17 Ohio C.C. (n.s.) 233 | Oh. Circ. Ct., Ashtabula | 1913

Plaintiff in error was plaintiff below and brought suit in the court of common pleas to set aside two deeds. Plaintiff became of age July 24th, 1902. Her first suit was brought March 18th, 1905, and was dismissed for want of prosecution December 17th, 1906. A second action was brought for the same purpose February 16th, 1907. This was also dismissed for want of prosecu*234tion March. 5th, 1908, and on May 28th, 1908, a third suit was brought to set aside the deeds in question. The statute of limitation was pleaded by the defendants and judgment thereon was rendered against the plaintiff in error.

It.is conceded that the last action was barred by the statute of limitations, unless it comes within the saving clause of Section 4991 of the Revised Statutes then in force.
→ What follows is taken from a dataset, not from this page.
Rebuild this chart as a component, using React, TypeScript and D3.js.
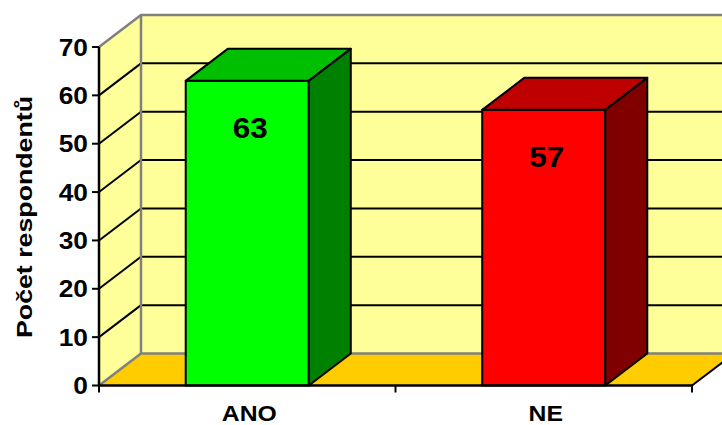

This section so far as the question in this case arises reads as follows:

“If, in an action commenced, or attempted to be commenced in due time, a judgment for the plaintiff be reversed, or if the plaintiff fail otherwise than upon the merits, and the time limited for the commencement of such action has, at the date of such reversal or failure, expired, the plaintiff, or, if he die and the cause of action survive, his representatives may commence a new action within one year after such date, and this provision shall apply to any claim asserted in any pleading by a defendant. ’ ’

The limitation as to this class of actions was four years. Stivens v. Summers, 68 O. S., 421.

Was the second action, which was commenced February 16th, 1907, more than four years after the plaintiff became of age, but within one year of the dismissal of the first action, an action brought in “due time,” as provided in Section 4991? Or, in other words, does that section authorize repeated new actions within one year after the discontinuance of the preceding action, or may a cause of action be kept alive and litigation prolonged indefinitely by plaintiff under that provision of the statute? We do not think so. We think within “due time” means an action brought-within the original limitation of the statute of limitations, that if the second action was not brought within that original limitation it is not brought within “due time” as embodied in that saving statute.

This question was squarely before the Supreme Court of Kansas under a statute like our own in the case of Denton v. City of Atchison, and reported in 90 Pac. Rep., 764. The court in the opinion say:

“The general periods of limitation are not changed by this provision, but it is intended to give a party who brought an ac*235tion in time, which was disposed of otherwise than upon the merits after the statute of limitations had run, a year of grace in which to reinstate his case and obtain a determination upon the merits. It is a substitute for the common law rule of ‘ journeys account,’ in which the plaintiff, whose writ was abated for some matter of form which did not go to the merits, might have a new writ within a reasonable time computed by the number of days which the plaintiff must spend in journeying to reach the court. Under the rule of our statute if the dismissal occurs after the time limit has expired, the plaintiff has one year from that dismissal to bring a new action. To get the benefit of this extension two things were essential: First, the action must have been commenced within due time; and, second, there must have been a failure otherwise than upon the merits after the general limitation of time had expired. Only one year after such failure is given to bring a new action. The new action, begun more than one year after such failure, whether it was the second or third action, would be an enlargement of the time fixed by statute, and would result in permitting the plaintiff to dismiss and reinstate at will and indefinitely. The statute is remedial, and should be liberally construed, with a view of carrying into effect the purpose of the Legislature; but a liberal construction does not warrant an addition to the period fixed by statute. ’ ’

The court cites many authorities in support of its opinion.' We know of no authorities to the contrary. It seems to us no other interpretation can be given to this statute. We think it is supported by our own Supreme Court in the cases of Siegfried v. R. R. Co., 50 O. S., 294, and Ry. Co. v. Bemis, 64 O. S., 26.

It should be noticed that the codifiers have changed the punctuation of this statute. Our Supreme Court have given it undoubtedly the correct punctuation. It might be further noticed that in the new code the learned gentlemen who codified it as Section 11233 have transposed the words and left the words in “due time” somewhat indefinite, at least as to their application. We think there is no error in the record and the judgment will be affirmed.